Dive Brief:
- Microsoft is acquiring clinical documentation and artificial intelligence company Nuance Communications for $19.7 billion, two years after first inking an R&D partnership with the speech-to-text market leader.
- The Redmond, Washington-based tech giant said Monday it has entered into a definitive agreement to acquire Nuance for $56 a share — a hefty price tag, representing a 23% premium on the closing price on Friday. Nuance develops conversational artificial intelligence and cloud-based ambient clinical intelligence for doctor’s offices and hospitals.
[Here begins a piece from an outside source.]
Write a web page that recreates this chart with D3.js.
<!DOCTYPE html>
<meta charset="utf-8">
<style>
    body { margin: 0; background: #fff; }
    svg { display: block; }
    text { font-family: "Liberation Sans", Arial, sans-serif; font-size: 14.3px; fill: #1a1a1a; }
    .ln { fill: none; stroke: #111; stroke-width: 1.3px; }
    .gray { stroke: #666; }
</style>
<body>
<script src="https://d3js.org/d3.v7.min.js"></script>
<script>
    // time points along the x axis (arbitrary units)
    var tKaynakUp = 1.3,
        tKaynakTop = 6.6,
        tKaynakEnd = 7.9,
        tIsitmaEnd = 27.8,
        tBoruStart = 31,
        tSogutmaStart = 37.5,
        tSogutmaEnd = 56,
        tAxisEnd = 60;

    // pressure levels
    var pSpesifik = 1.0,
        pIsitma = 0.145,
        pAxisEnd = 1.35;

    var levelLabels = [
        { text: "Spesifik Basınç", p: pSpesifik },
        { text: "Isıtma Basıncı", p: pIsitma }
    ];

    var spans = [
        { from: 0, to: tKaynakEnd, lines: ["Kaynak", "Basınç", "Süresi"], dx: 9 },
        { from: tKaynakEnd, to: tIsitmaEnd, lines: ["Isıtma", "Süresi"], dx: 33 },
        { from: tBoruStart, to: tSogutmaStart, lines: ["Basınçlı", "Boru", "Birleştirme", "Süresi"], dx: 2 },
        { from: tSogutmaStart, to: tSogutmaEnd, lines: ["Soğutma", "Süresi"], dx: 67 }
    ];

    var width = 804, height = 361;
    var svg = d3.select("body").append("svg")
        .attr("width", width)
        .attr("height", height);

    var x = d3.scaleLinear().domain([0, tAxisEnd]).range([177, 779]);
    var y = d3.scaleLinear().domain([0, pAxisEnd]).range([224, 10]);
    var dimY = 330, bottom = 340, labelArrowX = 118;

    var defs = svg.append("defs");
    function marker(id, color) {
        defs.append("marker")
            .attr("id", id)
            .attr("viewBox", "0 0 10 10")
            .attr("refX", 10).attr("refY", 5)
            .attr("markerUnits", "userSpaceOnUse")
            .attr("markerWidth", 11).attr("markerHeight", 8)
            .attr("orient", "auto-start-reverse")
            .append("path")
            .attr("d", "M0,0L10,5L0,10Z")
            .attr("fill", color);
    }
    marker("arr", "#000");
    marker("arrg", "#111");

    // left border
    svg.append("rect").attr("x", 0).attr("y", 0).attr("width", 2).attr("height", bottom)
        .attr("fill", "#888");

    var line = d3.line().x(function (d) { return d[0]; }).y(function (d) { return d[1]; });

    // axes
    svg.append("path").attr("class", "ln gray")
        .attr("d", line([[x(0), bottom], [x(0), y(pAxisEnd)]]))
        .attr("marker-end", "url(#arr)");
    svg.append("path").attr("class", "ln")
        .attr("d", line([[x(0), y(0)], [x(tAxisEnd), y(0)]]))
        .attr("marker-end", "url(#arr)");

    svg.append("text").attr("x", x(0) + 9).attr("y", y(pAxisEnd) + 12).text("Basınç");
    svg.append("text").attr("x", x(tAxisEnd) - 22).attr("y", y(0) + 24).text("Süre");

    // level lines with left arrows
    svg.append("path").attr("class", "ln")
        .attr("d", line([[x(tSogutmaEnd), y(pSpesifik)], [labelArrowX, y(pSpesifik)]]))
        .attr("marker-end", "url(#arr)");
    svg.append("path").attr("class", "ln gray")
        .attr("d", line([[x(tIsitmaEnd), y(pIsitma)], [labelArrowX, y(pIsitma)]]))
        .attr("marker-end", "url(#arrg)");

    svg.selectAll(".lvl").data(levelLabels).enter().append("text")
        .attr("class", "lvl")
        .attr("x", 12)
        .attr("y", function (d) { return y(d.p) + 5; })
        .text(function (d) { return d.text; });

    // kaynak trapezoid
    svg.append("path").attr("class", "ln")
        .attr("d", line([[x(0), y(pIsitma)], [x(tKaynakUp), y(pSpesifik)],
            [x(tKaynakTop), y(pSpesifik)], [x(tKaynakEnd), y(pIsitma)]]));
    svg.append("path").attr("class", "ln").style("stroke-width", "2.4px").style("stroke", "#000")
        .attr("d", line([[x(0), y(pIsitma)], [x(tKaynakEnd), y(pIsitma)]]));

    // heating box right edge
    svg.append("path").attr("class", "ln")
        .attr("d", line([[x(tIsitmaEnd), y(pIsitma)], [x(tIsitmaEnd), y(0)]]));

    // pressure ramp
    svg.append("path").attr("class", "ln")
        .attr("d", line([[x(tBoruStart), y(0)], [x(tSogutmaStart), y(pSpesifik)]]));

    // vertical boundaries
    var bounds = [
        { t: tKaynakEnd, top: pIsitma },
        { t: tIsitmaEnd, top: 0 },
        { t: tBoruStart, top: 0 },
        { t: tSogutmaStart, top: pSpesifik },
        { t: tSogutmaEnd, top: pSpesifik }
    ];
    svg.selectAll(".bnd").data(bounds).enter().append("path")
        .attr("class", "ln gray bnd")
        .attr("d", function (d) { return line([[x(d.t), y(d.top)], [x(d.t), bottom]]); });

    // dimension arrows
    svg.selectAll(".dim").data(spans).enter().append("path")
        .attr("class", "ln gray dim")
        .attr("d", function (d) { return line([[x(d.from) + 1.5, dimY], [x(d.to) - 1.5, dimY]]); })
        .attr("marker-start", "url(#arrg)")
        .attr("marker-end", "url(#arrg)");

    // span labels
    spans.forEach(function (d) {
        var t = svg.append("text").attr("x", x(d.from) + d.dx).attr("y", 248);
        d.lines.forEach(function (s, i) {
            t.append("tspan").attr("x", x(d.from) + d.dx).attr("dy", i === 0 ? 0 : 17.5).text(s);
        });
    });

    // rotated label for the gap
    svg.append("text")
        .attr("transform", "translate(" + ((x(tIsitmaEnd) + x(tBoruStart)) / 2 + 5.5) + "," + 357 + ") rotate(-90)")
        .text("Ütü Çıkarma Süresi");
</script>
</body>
- The all-cash deal, which Microsoft says will double its total addressable market in the healthcare provider space, is expected to close this calendar year. Shares of Nuance were up 18% Monday morning.
Dive Insight:
Microsoft has been expanding its presence in the healthcare industry, notably introducing Microsoft Cloud for Healthcare, its first vertical cloud offering, in May last year. The Nuance deal is the latest step in Microsoft’s industry-specific cloud strategy, the company said in a Monday release, and is Microsoft’s biggest acquisition since it bought LinkedIn for more than $26 billion in 2016.
Burlington, Massachusetts-based Nuance sells products for tasks running the gamut from clinical speech recognition, radiological reporting, workflow management and clinical decision support.
Nuance has clients for speech-to-text and digital assistants in a variety of industries, but has streamlined its portfolio over the past three years to focus on its healthcare and enterprise AI segments, due to growing demand, CEO Mark Benjamin said in a statement. The company says its healthcare cloud revenue grew 37% year over year in 2020.
Currently, Nuance’s products are used by more than 55% of physicians and 75% of radiologists in the U.S., and in 77% of U.S. hospitals, the company says.
Nuance first inked a relationship with Microsoft in October 2019 to work on ambient clinical intelligence, AI software that understands patient-clinician conversations and can automatically integrate that data into the patient’s medical record.
Last year, Nuance launched nationwide an AI tool co-developed with Microsoft that — with a patient’s explicit consent — can listen in on a medical visit, transcribe the conversation into text, pull out relevant medical information and auto-populate that data into the EHR, for the physician to review and sign.
And in September, Nuance and Microsoft announced the duo were integrating the product, called Nuance DAX, into Microsoft’s video conferencing platform for telehealth visits.
Permanently marrying itself with Nuance — and its vendor relationships — greatly expands Microsoft’s reach in the medical sector. Microsoft said the acquisition will double its total addressable market in healthcare to almost $500 billion, and will be minimally dilutive in the 2022 fiscal year before contributing to earnings in 2023.
Upon closing, Microsoft expects Nuance’s financials to be reported as part of Microsoft’s Intelligent Cloud segment. Nuance CEO Mark Benjamin will stay on as chief executive of the business, and will report to Scott Guthrie, EVP of Cloud & AI at Microsoft.
Health IT companies, startups and tech behemoths alike are racing to develop products to ease documentation headaches for providers. Documentation is a major contributor to physician burnout, which by some estimates impacts roughly half of U.S. clinicians.
Microsoft, Google, Apple and Amazon have all developed or are backing clinical assistants, many using voice-to-text software. And the space has quickly become crowded with notable players like Google-backed, voice-enabled digital assistant Suki, Apple Watch-supported platform Notable and Amazon’s speech-to-text service, AWS’ Transcribe Medical.